Exercise goal
Leave out the pictures, and return only the lines running from the one that contains "Write a web" to the one that contains "var yTitle = 'True positive rate (TPR)';", both included, exactly as they appear.

Given records
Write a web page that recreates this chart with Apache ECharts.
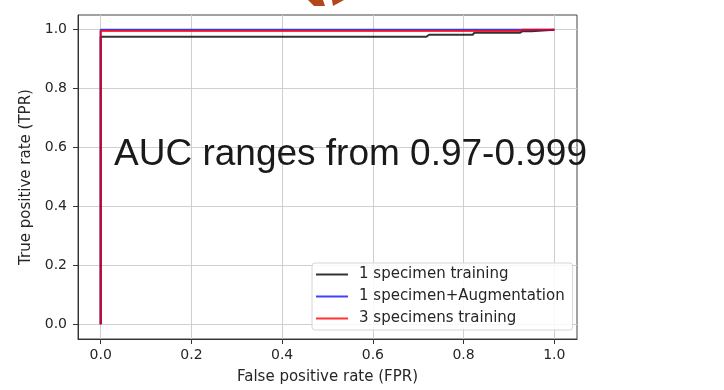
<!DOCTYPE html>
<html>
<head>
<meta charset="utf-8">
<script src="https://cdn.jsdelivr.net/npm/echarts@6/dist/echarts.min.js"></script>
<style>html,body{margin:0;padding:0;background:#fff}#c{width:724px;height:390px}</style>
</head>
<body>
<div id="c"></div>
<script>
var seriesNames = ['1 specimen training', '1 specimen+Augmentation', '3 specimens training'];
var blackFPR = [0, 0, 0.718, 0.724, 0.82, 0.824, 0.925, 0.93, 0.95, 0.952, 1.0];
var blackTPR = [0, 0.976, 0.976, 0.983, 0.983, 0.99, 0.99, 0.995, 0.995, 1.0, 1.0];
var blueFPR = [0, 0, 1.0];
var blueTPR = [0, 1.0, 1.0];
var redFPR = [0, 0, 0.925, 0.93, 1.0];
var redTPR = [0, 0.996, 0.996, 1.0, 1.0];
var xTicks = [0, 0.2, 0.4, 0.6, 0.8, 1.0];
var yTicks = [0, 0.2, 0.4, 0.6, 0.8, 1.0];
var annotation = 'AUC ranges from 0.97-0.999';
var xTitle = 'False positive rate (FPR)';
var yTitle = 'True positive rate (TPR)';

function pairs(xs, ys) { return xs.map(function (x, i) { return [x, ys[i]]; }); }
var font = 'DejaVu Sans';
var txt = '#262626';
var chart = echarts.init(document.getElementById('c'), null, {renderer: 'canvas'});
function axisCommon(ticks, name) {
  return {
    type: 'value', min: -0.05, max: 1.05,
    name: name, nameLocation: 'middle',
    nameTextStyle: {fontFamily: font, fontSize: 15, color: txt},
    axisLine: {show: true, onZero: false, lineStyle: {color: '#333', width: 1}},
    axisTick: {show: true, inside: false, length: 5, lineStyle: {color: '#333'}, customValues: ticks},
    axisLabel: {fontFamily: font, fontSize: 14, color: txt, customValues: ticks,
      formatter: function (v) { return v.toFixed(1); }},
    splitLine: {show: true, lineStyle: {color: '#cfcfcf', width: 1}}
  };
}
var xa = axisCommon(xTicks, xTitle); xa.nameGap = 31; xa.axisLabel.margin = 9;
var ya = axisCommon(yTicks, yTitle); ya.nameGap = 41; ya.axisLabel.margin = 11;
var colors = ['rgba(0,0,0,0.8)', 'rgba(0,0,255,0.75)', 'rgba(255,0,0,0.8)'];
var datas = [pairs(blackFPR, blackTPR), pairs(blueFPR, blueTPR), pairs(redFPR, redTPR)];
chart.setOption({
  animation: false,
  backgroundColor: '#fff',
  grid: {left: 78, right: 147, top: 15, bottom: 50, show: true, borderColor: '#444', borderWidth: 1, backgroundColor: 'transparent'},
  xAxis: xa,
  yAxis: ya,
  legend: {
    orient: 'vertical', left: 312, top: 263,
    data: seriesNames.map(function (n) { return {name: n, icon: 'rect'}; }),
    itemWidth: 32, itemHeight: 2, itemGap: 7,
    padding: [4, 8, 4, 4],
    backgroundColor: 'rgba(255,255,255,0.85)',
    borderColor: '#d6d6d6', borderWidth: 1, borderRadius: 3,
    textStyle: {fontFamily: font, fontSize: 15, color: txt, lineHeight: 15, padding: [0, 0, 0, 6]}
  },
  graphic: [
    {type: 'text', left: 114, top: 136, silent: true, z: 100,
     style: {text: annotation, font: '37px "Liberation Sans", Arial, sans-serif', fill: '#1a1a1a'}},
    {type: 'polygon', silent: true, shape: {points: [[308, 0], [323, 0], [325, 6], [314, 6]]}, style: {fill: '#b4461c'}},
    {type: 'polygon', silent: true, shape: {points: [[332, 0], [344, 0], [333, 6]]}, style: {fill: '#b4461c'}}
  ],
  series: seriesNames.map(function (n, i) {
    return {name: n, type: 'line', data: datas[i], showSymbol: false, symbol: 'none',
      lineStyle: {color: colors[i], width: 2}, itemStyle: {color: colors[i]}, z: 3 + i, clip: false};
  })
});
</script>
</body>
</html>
--
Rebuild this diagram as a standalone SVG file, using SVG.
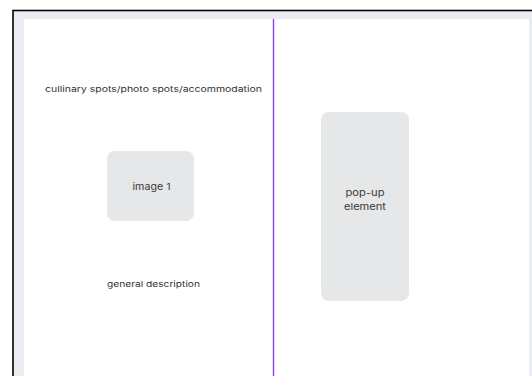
---
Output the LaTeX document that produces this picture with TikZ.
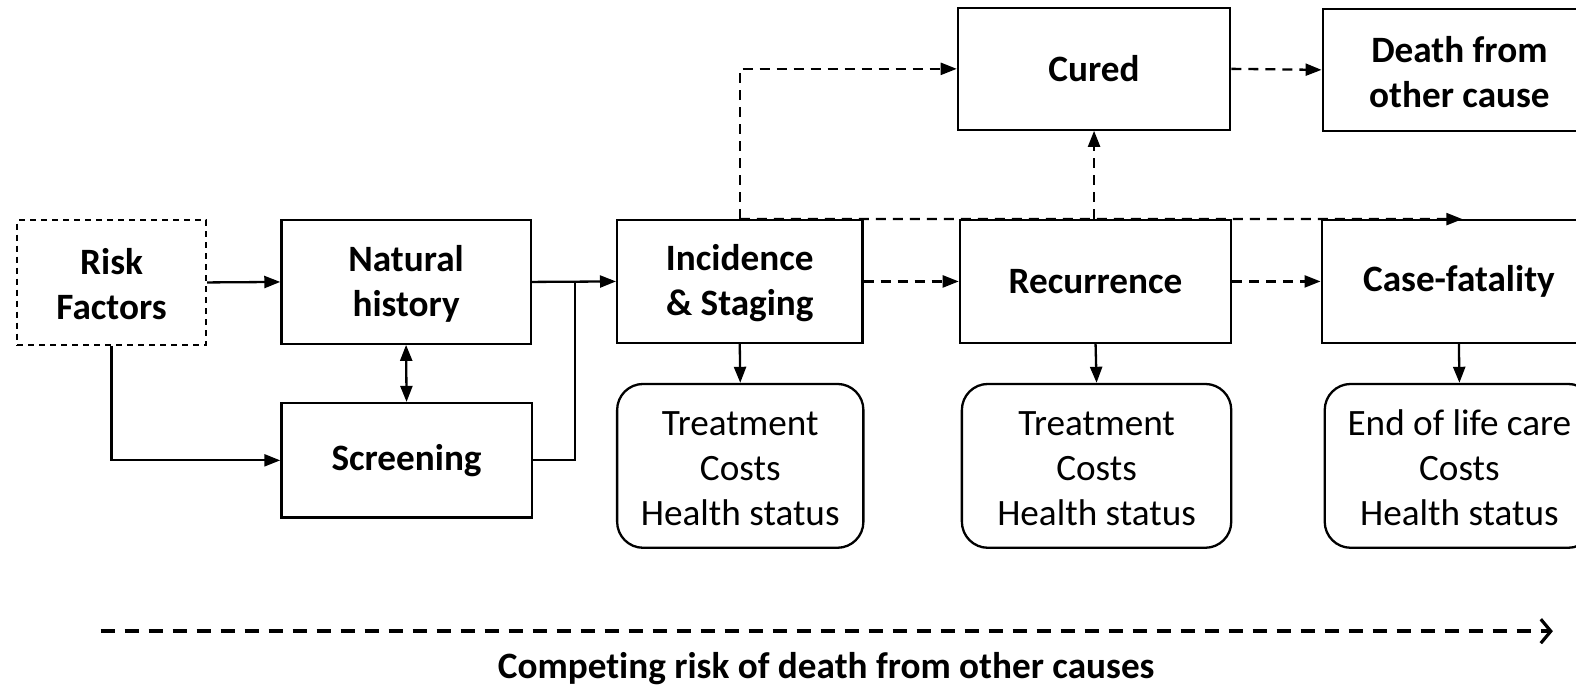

Answer for the task
Write a web page that recreates this chart with Apache ECharts.
<!DOCTYPE html>
<html>
<head>
<meta charset="utf-8">
<script src="https://cdn.jsdelivr.net/npm/echarts@6/dist/echarts.min.js"></script>
<style>html,body{margin:0;padding:0;background:#fff}#c{width:724px;height:390px}</style>
</head>
<body>
<div id="c"></div>
<script>
var seriesNames = ['1 specimen training', '1 specimen+Augmentation', '3 specimens training'];
var blackFPR = [0, 0, 0.718, 0.724, 0.82, 0.824, 0.925, 0.93, 0.95, 0.952, 1.0];
var blackTPR = [0, 0.976, 0.976, 0.983, 0.983, 0.99, 0.99, 0.995, 0.995, 1.0, 1.0];
var blueFPR = [0, 0, 1.0];
var blueTPR = [0, 1.0, 1.0];
var redFPR = [0, 0, 0.925, 0.93, 1.0];
var redTPR = [0, 0.996, 0.996, 1.0, 1.0];
var xTicks = [0, 0.2, 0.4, 0.6, 0.8, 1.0];
var yTicks = [0, 0.2, 0.4, 0.6, 0.8, 1.0];
var annotation = 'AUC ranges from 0.97-0.999';
var xTitle = 'False positive rate (FPR)';
var yTitle = 'True positive rate (TPR)';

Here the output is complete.